Minggu, 10 Juni 2012

Hilangnya Pendidikan Berbasis Kejujuran

Setidaknya itulah yang terasa sejak pekan lalu, hari-hari ini, dan dua pekan ke depan, ketika ujian nasional (UN) digelar dari tingkat SMU, SMP, dan SD. Selalu yang muncul ke permukaan adalah hal-hal yang merisaukan tentang tiadanya kejujuran dalam pendidikan.

Pendidikan semestinyalah berlandaskan kejujuran. Sebab, kejujuran itulah sebenarnya yang menjadi moral dasar proses belajar-mengajar. Tanpa moral semacam itu, maka pendidikan hanya ada pada angka-angka evaluasi anak didik; tanpa mempersoalkan apakah hakikat dari pendidikan berhasil atau tidak.

Padahal, angka-angka itu bisa dibuat. Ironisnya, kadang-kadang bisa dipesan. Itulah sebabnya, setiap penyelenggaraan UN, kita selalu berkutat pada persoalan yang menjadi lingkaran setan: sebuah proses evaluasi yang telah ternoda, berapa pun kadarnya.

Sebab apa? Sebab, kita lebih percaya pada angka-angka. Kita mengabaikan proses dasar sebenarnya. Kita tidak konsentrasi penuh pada proses pendidikan, pengajaran, atau pengasahan.

Sebuah sekolah begitu bangga bisa meluluskan siswanya 100%. Juga kabupaten/kota atau provinsi. Kebanyakan targetnya adalah kelulusan 100%, tetapi tidak diimbangi dengan upaya sejak awal bagaimana mencapai target tersebut.

Hal serupa juga merasuk kepada kalangan orang tua siswa. Bagi mereka, kelulusan adalah hal terpenting. Tak peduli bagaimana cara mencapainya. Yang penting adalah secarik kertas bernama tanda kelulusan, bukan hakikat dari kelulusan itu sendiri.

Maka, setiap kali penyelenggaraan UN, yang lebih mencuat adalah keculasan-keculasan. Ihwal kebocoran soal UN lah. Soal beredarnya jawaban lah.

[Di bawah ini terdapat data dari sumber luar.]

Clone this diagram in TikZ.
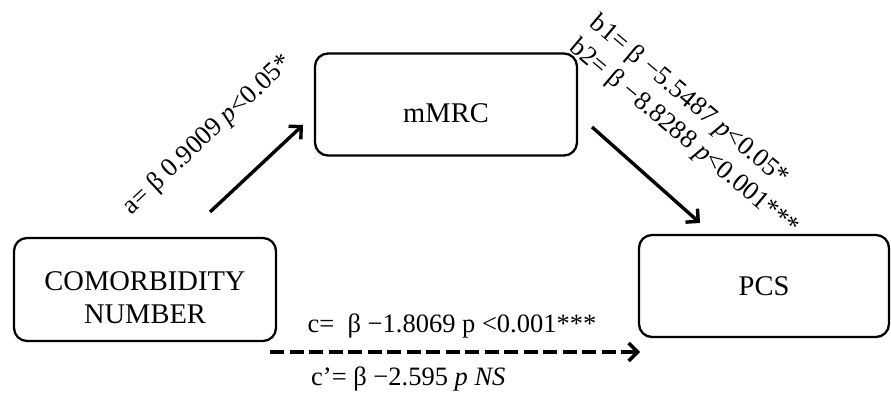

Soal pesan SMS berisikan jawaban yang entah dikirim dari mana lah.

Kebijakan pendidikan kita, melalui proses perbaikan yang dilakukan secara berkala, kita akui mengalami kemajuan yang signifikan. Adanya political will pemerintah memberikan anggaran terbesar untuk pendidikan, patut kita syukuri. Sekolah, terutama dari tingkat pendidikan dasar, sudah mencapai ke pelosok-pelosok desa.

Tetapi, tetap harus ada yang kita sarankan kepada pemerintah. Yakni, bagaimana pemerintah bersama stakeholder lainnya, mengembalikan kejujuran ke pendidikan. Bahwa pendidikan bukanlah semata-mata untuk mengejar angka pada kertas hasil evaluasi, melainkan adalah transformasi ilmu dari pendidik kepada anak didik. Itu lebih penting ketimbang angka evaluasi yang tinggi, tetapi dicapai dengan cara-cara yang tidak elok.

Jika paradigma pendidikan seperti itu, terutama berbasiskan kejujuran, sudah diterapkan dari hulu hingga hilir, kita yakin persoalan-persoalan yang selalu ramai setiap penyelenggaraan UN ini, takkan terjadi lagi. Kalaupun terjadi, yakinlah, tidak akan seriuh seperti saat ini.